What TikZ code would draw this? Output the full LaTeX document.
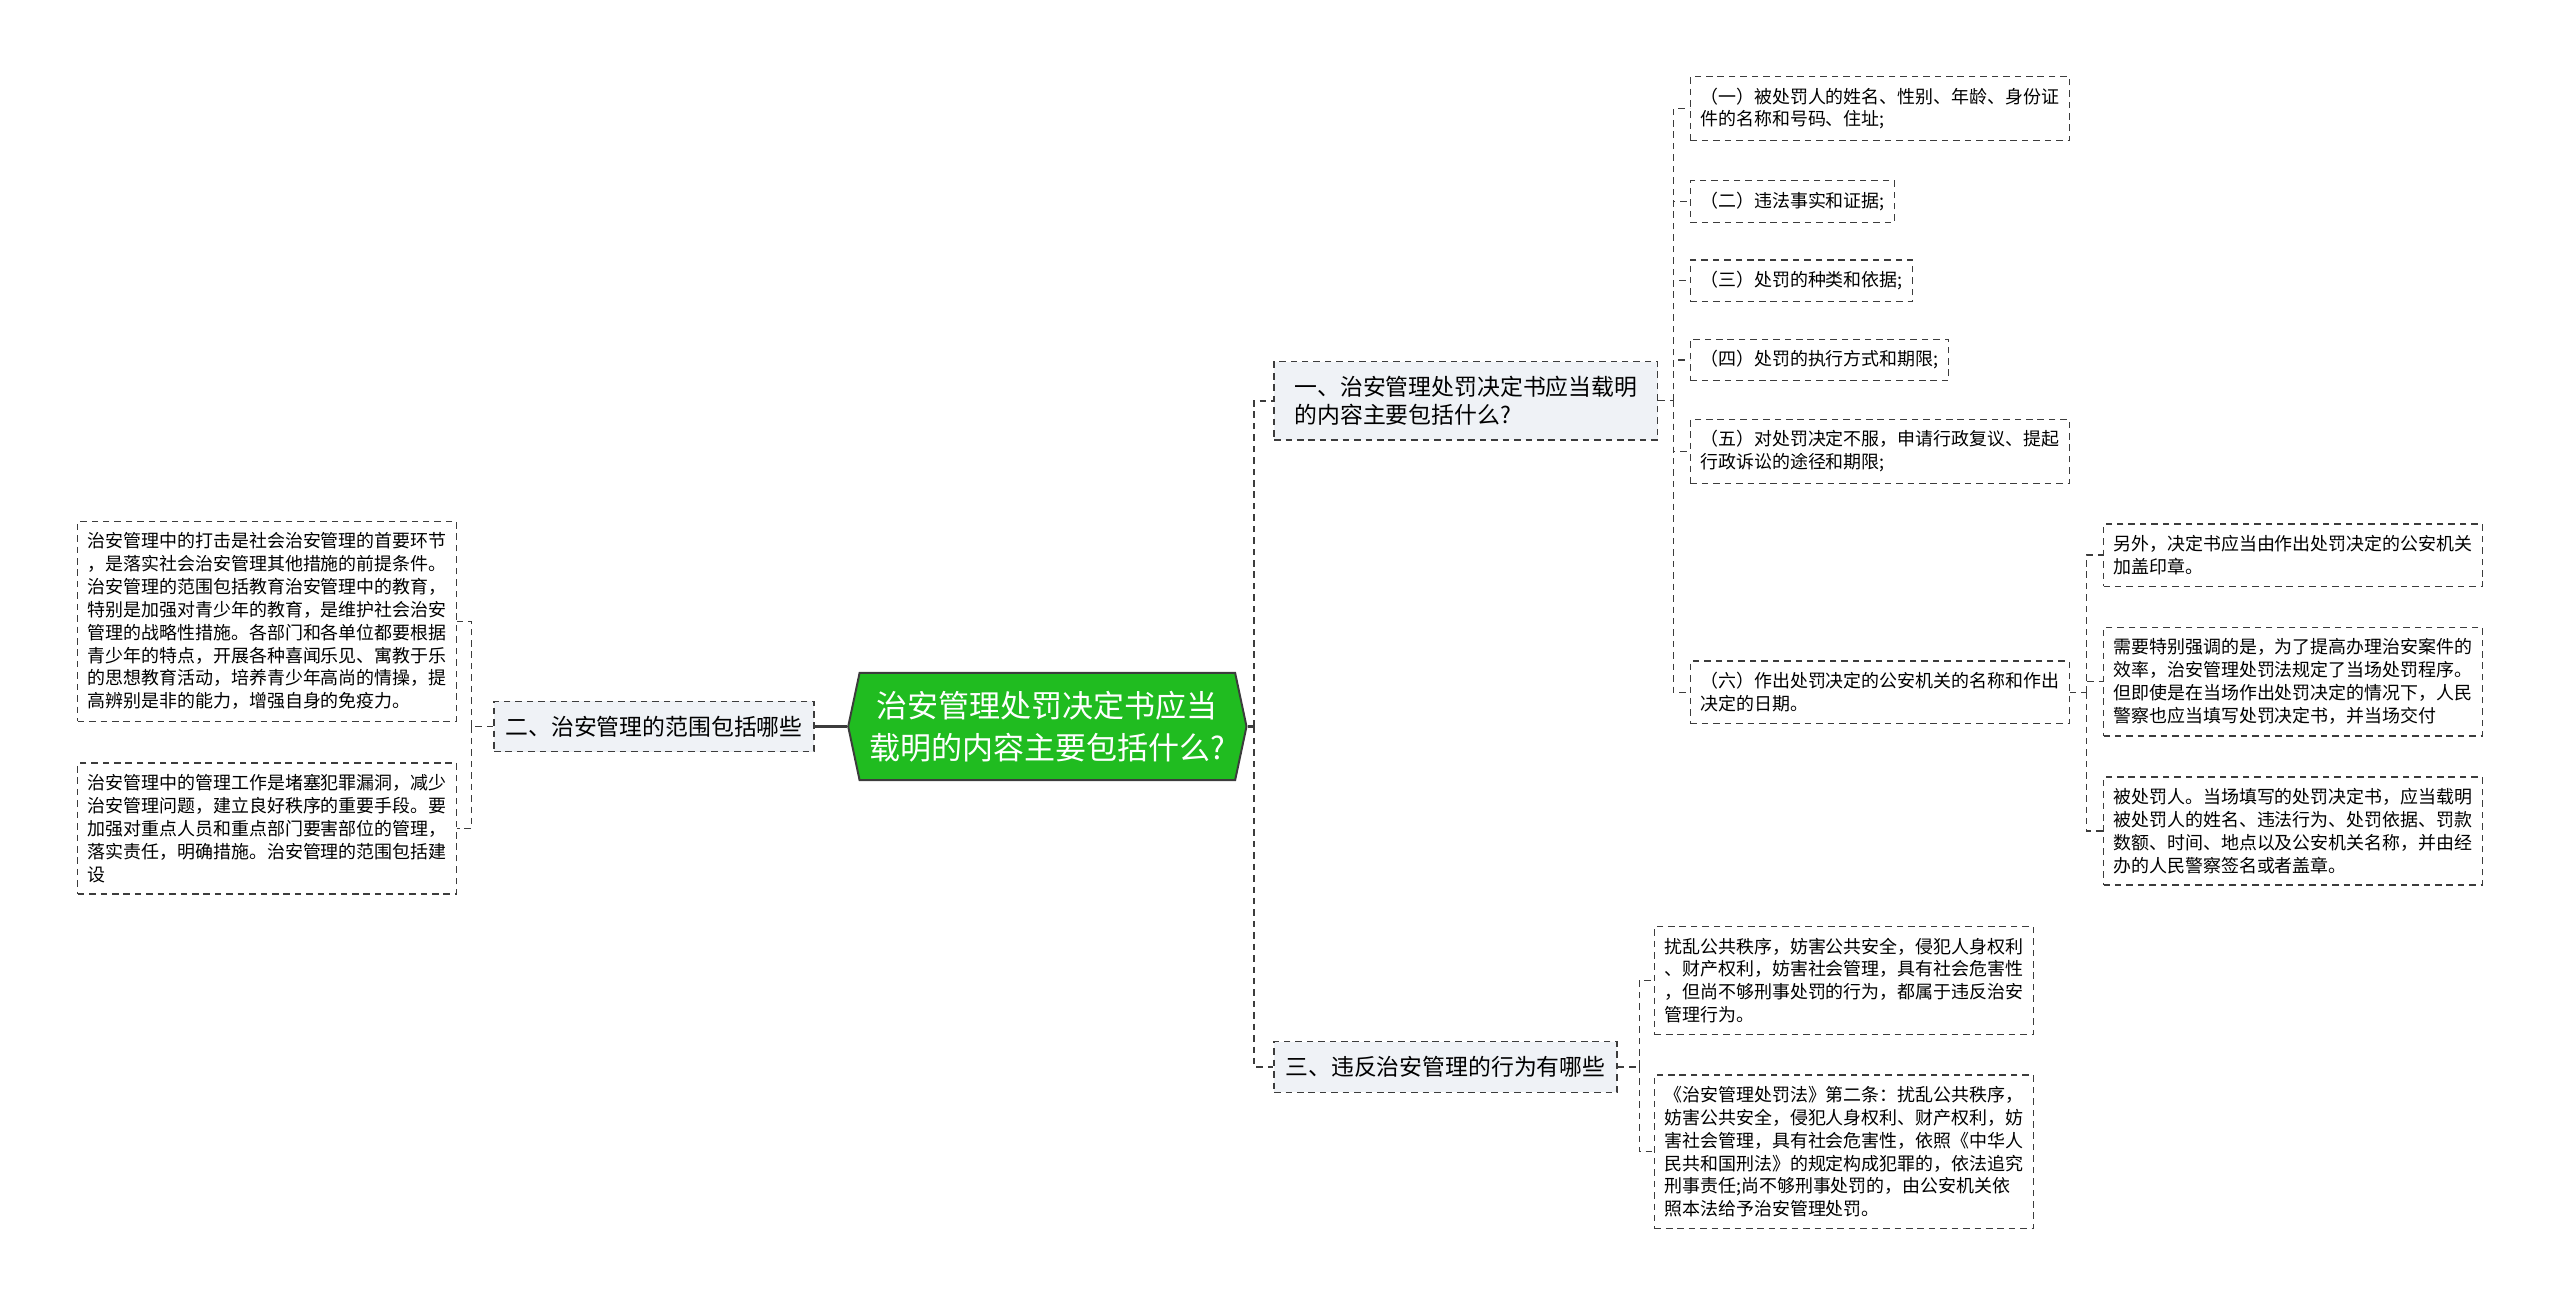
\documentclass[tikz,border=0pt]{standalone}
\usepackage{fontspec}
\newfontfamily\cjk{Noto Sans CJK SC}
\usetikzlibrary{shapes.symbols}
\definecolor{rootgreen}{RGB}{32,188,32}
\definecolor{edgegray}{RGB}{60,60,60}
\definecolor{topicfill}{RGB}{239,242,246}

\begin{document}
\begin{tikzpicture}[x=1pt,y=-1pt,
  main node/.style={signal,signal to=west and east,signal pointer angle=156,
    fill=rootgreen,draw=edgegray,line width=1.2pt,text=white,align=center,
    inner xsep=6pt,inner ysep=11pt,font=\cjk\fontsize{19pt}{26pt}\selectfont},
  topic node/.style={rectangle,draw=edgegray,fill=topicfill,dash pattern=on 4pt off 3pt,
    line width=0.8pt,align=left,inner xsep=7pt,inner ysep=9pt,
    font=\cjk\fontsize{14pt}{17pt}\selectfont},
  leaf node/.style={rectangle,draw=edgegray,fill=white,dash pattern=on 4pt off 3pt,
    line width=0.8pt,align=left,inner xsep=6pt,inner ysep=7pt,
    font=\cjk\fontsize{11pt}{14pt}\selectfont},
  trunk/.style={draw=edgegray,line width=1.6pt},
  link/.style={draw=edgegray,line width=0.8pt,dash pattern=on 4pt off 3pt}]

  \useasboundingbox (0,0) rectangle (1568,802);

  \node[main node] (root) at (641.5,445) {治安管理处罚决定书应当\\载明的内容主要包括什么?};

  % left side
  \node[topic node,anchor=east] (t2) at (499,445) {二、治安管理的范围包括哪些};
  \node[leaf node,anchor=east] (l1) at (280,380.5) {治安管理中的打击是社会治安管理的首要环节\\，是落实社会治安管理其他措施的前提条件。\\治安管理的范围包括教育治安管理中的教育，\\特别是加强对青少年的教育，是维护社会治安\\管理的战略性措施。各部门和各单位都要根据\\青少年的特点，开展各种喜闻乐见、寓教于乐\\的思想教育活动，培养青少年高尚的情操，提\\高辨别是非的能力，增强自身的免疫力。};
  \node[leaf node,anchor=east] (l2) at (280,507.5) {治安管理中的管理工作是堵塞犯罪漏洞，减少\\治安管理问题，建立良好秩序的重要手段。要\\加强对重点人员和重点部门要害部位的管理，\\落实责任，明确措施。治安管理的范围包括建\\设};

  % right side
  \node[topic node,anchor=west,minimum width=235pt] (t1) at (780,245.5) {一、治安管理处罚决定书应当载明\\的内容主要包括什么?};
  \node[topic node,anchor=west] (t3) at (780,653.5) {三、违反治安管理的行为有哪些};

  \node[leaf node,anchor=west] (c1) at (1035,66.5) {（一）被处罚人的姓名、性别、年龄、身份证\\件的名称和号码、住址;};
  \node[leaf node,anchor=west] (c2) at (1035,123.5) {（二）违法事实和证据;};
  \node[leaf node,anchor=west] (c3) at (1035,172) {（三）处罚的种类和依据;};
  \node[leaf node,anchor=west] (c4) at (1035,220.5) {（四）处罚的执行方式和期限;};
  \node[leaf node,anchor=west] (c5) at (1035,276.5) {（五）对处罚决定不服，申请行政复议、提起\\行政诉讼的途径和期限;};
  \node[leaf node,anchor=west] (c6) at (1035,424) {（六）作出处罚决定的公安机关的名称和作出\\决定的日期。};

  \node[leaf node,anchor=west] (d1) at (1288,340) {另外，决定书应当由作出处罚决定的公安机关\\加盖印章。};
  \node[leaf node,anchor=west] (d2) at (1288,417.5) {需要特别强调的是，为了提高办理治安案件的\\效率，治安管理处罚法规定了当场处罚程序。\\但即使是在当场作出处罚决定的情况下，人民\\警察也应当填写处罚决定书，并当场交付};
  \node[leaf node,anchor=west] (d3) at (1288,509) {被处罚人。当场填写的处罚决定书，应当载明\\被处罚人的姓名、违法行为、处罚依据、罚款\\数额、时间、地点以及公安机关名称，并由经\\办的人民警察签名或者盖章。};

  \node[leaf node,anchor=west] (e1) at (1013,600.5) {扰乱公共秩序，妨害公共安全，侵犯人身权利\\、财产权利，妨害社会管理，具有社会危害性\\，但尚不够刑事处罚的行为，都属于违反治安\\管理行为。};
  \node[leaf node,anchor=west] (e2) at (1013,705.5) {《治安管理处罚法》第二条：扰乱公共秩序，\\妨害公共安全，侵犯人身权利、财产权利，妨\\害社会管理，具有社会危害性，依照《中华人\\民共和国刑法》的规定构成犯罪的，依法追究\\刑事责任;尚不够刑事处罚的，由公安机关依\\照本法给予治安管理处罚。};

  % junctions
  \coordinate (jl) at (289,445);
  \coordinate (jr) at (768,445);
  \coordinate (j1) at (1025,245.5);
  \coordinate (j6) at (1278,424);
  \coordinate (j3) at (1004,653.5);

  \draw[trunk] (root.west) -- (t2.east);
  \draw[trunk] (root.east) -- (jr);
  \draw[link,line width=1.2pt] (jr) |- (t1.west);
  \draw[link,line width=1.2pt] (jr) |- (t3.west);

  \draw[link] (t2.west) -- (jl);
  \foreach \n in {l1,l2}
    \draw[link] (jl) |- (\n.east);

  \draw[link] (t1.east) -- (j1);
  \foreach \n in {c1,c2,c3,c4,c5,c6}
    \draw[link] (j1) |- (\n.west);

  \draw[link] (c6.east) -- (j6);
  \foreach \n in {d1,d2,d3}
    \draw[link] (j6) |- (\n.west);

  \draw[link] (t3.east) -- (j3);
  \foreach \n in {e1,e2}
    \draw[link] (j3) |- (\n.west);
\end{tikzpicture}
\end{document}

──────────

TASK INSTRUCTIONS
Reproduce every line precisely as given, omitting all pictures.

COMPLETED EXERCISE
What TikZ code would draw this? Output the full LaTeX document.
\documentclass[tikz,border=0pt]{standalone}
\usepackage{fontspec}
\newfontfamily\cjk{Noto Sans CJK SC}
\usetikzlibrary{shapes.symbols}
\definecolor{rootgreen}{RGB}{32,188,32}
\definecolor{edgegray}{RGB}{60,60,60}
\definecolor{topicfill}{RGB}{239,242,246}

\begin{document}
\begin{tikzpicture}[x=1pt,y=-1pt,
  main node/.style={signal,signal to=west and east,signal pointer angle=156,
    fill=rootgreen,draw=edgegray,line width=1.2pt,text=white,align=center,
    inner xsep=6pt,inner ysep=11pt,font=\cjk\fontsize{19pt}{26pt}\selectfont},
  topic node/.style={rectangle,draw=edgegray,fill=topicfill,dash pattern=on 4pt off 3pt,
    line width=0.8pt,align=left,inner xsep=7pt,inner ysep=9pt,
    font=\cjk\fontsize{14pt}{17pt}\selectfont},
  leaf node/.style={rectangle,draw=edgegray,fill=white,dash pattern=on 4pt off 3pt,
    line width=0.8pt,align=left,inner xsep=6pt,inner ysep=7pt,
    font=\cjk\fontsize{11pt}{14pt}\selectfont},
  trunk/.style={draw=edgegray,line width=1.6pt},
  link/.style={draw=edgegray,line width=0.8pt,dash pattern=on 4pt off 3pt}]

  \useasboundingbox (0,0) rectangle (1568,802);

  \node[main node] (root) at (641.5,445) {治安管理处罚决定书应当\\载明的内容主要包括什么?};

  % left side
  \node[topic node,anchor=east] (t2) at (499,445) {二、治安管理的范围包括哪些};
  \node[leaf node,anchor=east] (l1) at (280,380.5) {治安管理中的打击是社会治安管理的首要环节\\，是落实社会治安管理其他措施的前提条件。\\治安管理的范围包括教育治安管理中的教育，\\特别是加强对青少年的教育，是维护社会治安\\管理的战略性措施。各部门和各单位都要根据\\青少年的特点，开展各种喜闻乐见、寓教于乐\\的思想教育活动，培养青少年高尚的情操，提\\高辨别是非的能力，增强自身的免疫力。};
  \node[leaf node,anchor=east] (l2) at (280,507.5) {治安管理中的管理工作是堵塞犯罪漏洞，减少\\治安管理问题，建立良好秩序的重要手段。要\\加强对重点人员和重点部门要害部位的管理，\\落实责任，明确措施。治安管理的范围包括建\\设};

  % right side
  \node[topic node,anchor=west,minimum width=235pt] (t1) at (780,245.5) {一、治安管理处罚决定书应当载明\\的内容主要包括什么?};
  \node[topic node,anchor=west] (t3) at (780,653.5) {三、违反治安管理的行为有哪些};

  \node[leaf node,anchor=west] (c1) at (1035,66.5) {（一）被处罚人的姓名、性别、年龄、身份证\\件的名称和号码、住址;};
  \node[leaf node,anchor=west] (c2) at (1035,123.5) {（二）违法事实和证据;};
  \node[leaf node,anchor=west] (c3) at (1035,172) {（三）处罚的种类和依据;};
  \node[leaf node,anchor=west] (c4) at (1035,220.5) {（四）处罚的执行方式和期限;};
  \node[leaf node,anchor=west] (c5) at (1035,276.5) {（五）对处罚决定不服，申请行政复议、提起\\行政诉讼的途径和期限;};
  \node[leaf node,anchor=west] (c6) at (1035,424) {（六）作出处罚决定的公安机关的名称和作出\\决定的日期。};

  \node[leaf node,anchor=west] (d1) at (1288,340) {另外，决定书应当由作出处罚决定的公安机关\\加盖印章。};
  \node[leaf node,anchor=west] (d2) at (1288,417.5) {需要特别强调的是，为了提高办理治安案件的\\效率，治安管理处罚法规定了当场处罚程序。\\但即使是在当场作出处罚决定的情况下，人民\\警察也应当填写处罚决定书，并当场交付};
  \node[leaf node,anchor=west] (d3) at (1288,509) {被处罚人。当场填写的处罚决定书，应当载明\\被处罚人的姓名、违法行为、处罚依据、罚款\\数额、时间、地点以及公安机关名称，并由经\\办的人民警察签名或者盖章。};

  \node[leaf node,anchor=west] (e1) at (1013,600.5) {扰乱公共秩序，妨害公共安全，侵犯人身权利\\、财产权利，妨害社会管理，具有社会危害性\\，但尚不够刑事处罚的行为，都属于违反治安\\管理行为。};
  \node[leaf node,anchor=west] (e2) at (1013,705.5) {《治安管理处罚法》第二条：扰乱公共秩序，\\妨害公共安全，侵犯人身权利、财产权利，妨\\害社会管理，具有社会危害性，依照《中华人\\民共和国刑法》的规定构成犯罪的，依法追究\\刑事责任;尚不够刑事处罚的，由公安机关依\\照本法给予治安管理处罚。};

  % junctions
  \coordinate (jl) at (289,445);
  \coordinate (jr) at (768,445);
  \coordinate (j1) at (1025,245.5);
  \coordinate (j6) at (1278,424);
  \coordinate (j3) at (1004,653.5);

  \draw[trunk] (root.west) -- (t2.east);
  \draw[trunk] (root.east) -- (jr);
  \draw[link,line width=1.2pt] (jr) |- (t1.west);
  \draw[link,line width=1.2pt] (jr) |- (t3.west);

  \draw[link] (t2.west) -- (jl);
  \foreach \n in {l1,l2}
    \draw[link] (jl) |- (\n.east);

  \draw[link] (t1.east) -- (j1);
  \foreach \n in {c1,c2,c3,c4,c5,c6}
    \draw[link] (j1) |- (\n.west);

  \draw[link] (c6.east) -- (j6);
  \foreach \n in {d1,d2,d3}
    \draw[link] (j6) |- (\n.west);

  \draw[link] (t3.east) -- (j3);
  \foreach \n in {e1,e2}
    \draw[link] (j3) |- (\n.west);
\end{tikzpicture}
\end{document}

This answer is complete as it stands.